One of my primary goals in the use of genealogical software is to be able to provide the data to other family members interested in working further with it. This means being able to give it to them in a format that can be loaded into whatever program they want to use, not in form of reports or output for web browsers to read. I was conned into believing for a long time that the reliable way to do this was through GEDCOM files. But each program seems to have its own inconsistencies in reading and/or writing those files, and most programs internally keep track of data that cannot easily, if at all, be included in a GEDCOM.
For the past few years, I have abandoned the “whatever program they want to use” part of my goal by going with GRAMPS because it is: 1) free; 2) works on Windows, Mac and Linux; 3) extremely powerful in its ability to label, filter, privatize and otherwise mince and dice data, 4) open source and 5) has a very active development community that openly shows what issues are being addressed and allows any user to participate to one degree or another in that process. I do use other programs on occasion for specific purposes, but my main data repository is in GRAMPS. That doesn’t mean that GRAMPS handles GEDCOM-related things better than the other programs. But in my opinion, GEDCOM is a “standard” in name only and has become a “lowest common denominator” instead.

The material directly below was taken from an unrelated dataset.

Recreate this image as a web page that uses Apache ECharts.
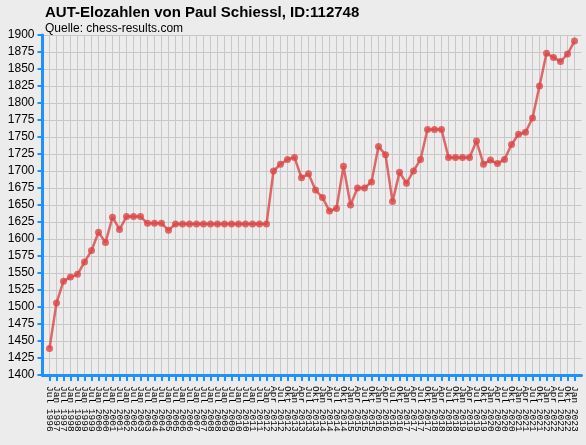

Anyway, thanks so much for your series and especially for explaining exactly how you’re going about your assessments. I’m really looking forward to reading about how FTM GEDCOM output can/should be handled by GRAMPS users.
Keith says
I look forward to trying out Gramps again, too!
Jim Stuckey says
Thoughtful, comprehensive, excellent, the more I understand the harder it gets. Thanks so much for your dedication.
Gal inAZ says
Another comment on standards, I worked on them for 20+ years in the financial industry. You have to have an enforcement body that can impose meaningful sanctions and a fast change process that responds to market needs. Without those, the most successful implementers were the companies that made a business of doing conversions from one flavor of the standard to the next.
Mike Tate says
The comments about DRAFT GEDCOM 5.5.1 inexactitudes are not surprising as it was under review and never formally published. Its first page says: “This document may be copied for purposes of review only. It must not be used for programming of genealogical software while in draft.” The software developers who have ignored that only have themselves to blame, and that includes PAF. The DRAFT has even more loopholes than GEDCOM 5.5 so is impossible to adhere to consistently. That is a pity because it does propose some useful enhancements that different products implement to varying degrees.
GEDCOM Pros: I believe the general record and field structures have influenced most genealogy products without which data interchange would be exceedingly more difficult.
GEDCOM Cons: No mention is made of NEW_TAG user-defined tags with a leading underscore, that every genealogy product employs, but makes its GEDCOM dialect unlikely to be imported satisfactorily by any other product without loss of data.
Keith says
What’s the subject of your sentence, “No mention is made…”? It’s passive voice, so I can’t tell if the subject is the GEDCOM standard or me. The GEDCOM 5.5.1 standard discusses user-defined tags on pp. 17, 56, 74 and 83.
Paul R Culley says
I’ve been trying to convert from FTM2014 (Win) to Gramps; I’ve been warned by your blogs (Thanks) about many possible pitfalls and am trying to deal with them specifically in the Gramps import. I’ve even been contemplating “tweeking” the gramps gedcom import code to make this easier so editing of gedcoms is not necessary. If I do change the Gramps code, I expect to submit the changes for potential inclusion into Gramps.
But my database almost certainly doesn’t contain all of the possible problems. Would you be willing to send me your test files, preferrably the FTM files before gedcom export and edit (as well as your final gedcoms)?
Keith says
Paul, I’ll email you my test files. Please let us know your experience with Gramps in the comments at Part 8: Importing Your FTM Tree into Gramps 4.
dianemahoney says
Hi, Keith! I have been resolving “places” in FTM, and expect to be mostly done in a few weeks. I am anxious to upload the free MacKiev upgrade for FTM (left a message on another article blog) so that I do not have to worry about trying to rush this process to transfer to Legacy. I am a little concerned that the GEDCOM on 2014 FTM may mean a loss of data. Do you know if the free update has a better GEDCOM than current 2014 FTM?
Keith says
I have not seen the FTM 2014 upgrade yet; I doubt if anyone will see it until they push it out around March 1st. Developers usually do beta testing only for major changes to a program. But I doubt if there will be any improvements to GEDCOM, even though I provided feedback to Ancestry back in Dec.
Have you seen Parts 1 and 2 of my series on Replacing Family Tree Maker about scrubbing your data and exporting your FTM file to GEDCOM? Those should help you maximize the amount of data that’s exported cleanly. Also see my review of how Legacy handles GEDCOM.
I really don’t think there is any rush to get away from FTM and transfer to a different application. My advice is to take your time and clean up your FTM tree first. Also try out several different applications to make sure you like one before you buy it.
Tim Forsythe says
Keith, I brought Gigatrees back (sort of). It has been converted from a web service to a downloadable app. It still supports VGedX. Thanks for recommending it BTW.
Keith Riggle says
Tim, that’s great news!
Matt Harrah says
As someone who is actively writing and maintaining a program for parsing and writing GEDCOM data you are spot on here. Compliance with the spec is really spotty out there and trying to write something that is forgiving of input but strict on output is a lot of work. Thanks for the article.